Mr. Bharara praised the outstanding investigative work of the Secret Service, the IRS-CI, and ICE HSI, which worked together in this case as part of the Global Illicit Financial Team. He also thanked the Secret Service’s New York Electronic Crimes Task Force for their extraordinary assistance with the investigation. Additionally, Mr. Bharara specially thanked all the international law enforcement agencies that assisted this investigation, in particular, the Judicial Investigation Organization in Costa Rica, the National High Tech Crime Unit in the Netherlands, the Spanish National Police, Financial and Economic Crime Unit, the Cyber Crime Unit at the Swedish National Bureau of Investigation, and the Swiss Federal Prosecutor’s Office. Mr. Bharara also thanked the Shadowserver Foundation for acting as the hosting provider for the domain names that were seized pursuant to the Court-authorized seizure warrants.

This case is being prosecuted jointly with the Department of Justice’s Asset Forfeiture and Money Laundering Section (“AFMLS”), which is overseen by Acting Assistant Attorney General Mythili Raman. Mr.
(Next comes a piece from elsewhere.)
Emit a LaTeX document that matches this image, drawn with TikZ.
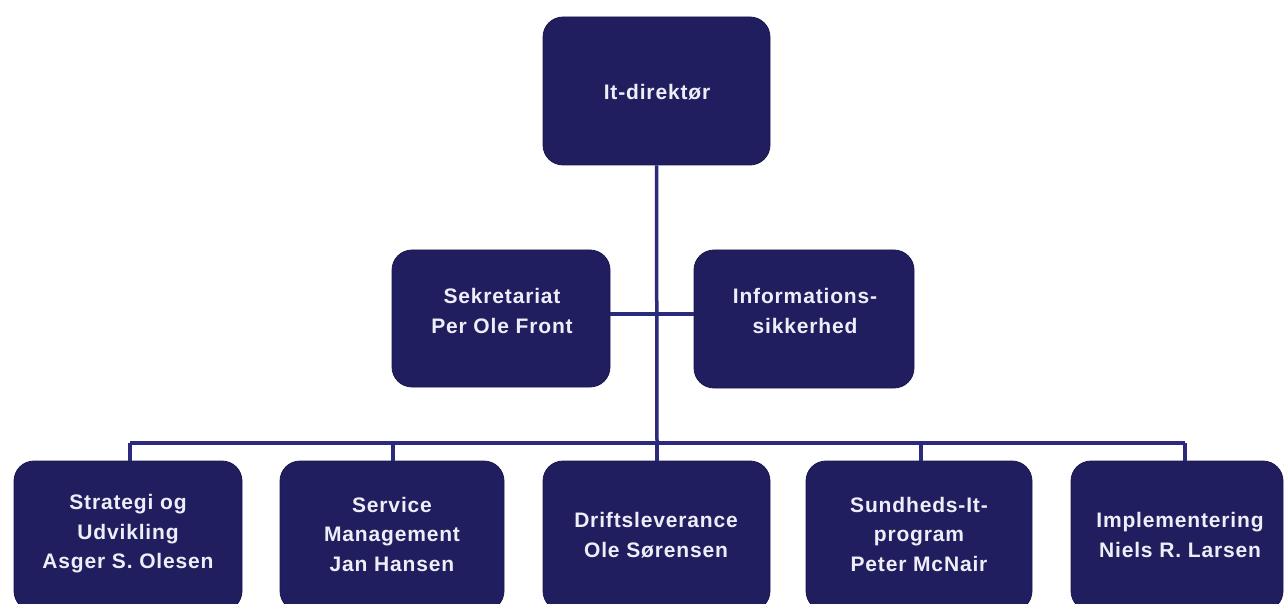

Bharara thanked AFMLS for its partnership and also thanked the Department of Justice’s Office of International Affairs and Computer Crime and Intellectual Property Section for their support.

If you believe you were a victim of a crime and were defrauded of funds through the use of Liberty Reserve, and you wish to provide information to law enforcement and/or receive notice of future developments in the case or additional information, please contact (888) 238-0696 or (212) 637-1583.

The prosecution of this case is being handled by the Office’s Complex Frauds Unit and Asset Forfeiture Unit.

The charges contained in the Indictment are merely accusations and the defendants are presumed innocent unless and until proven guilty.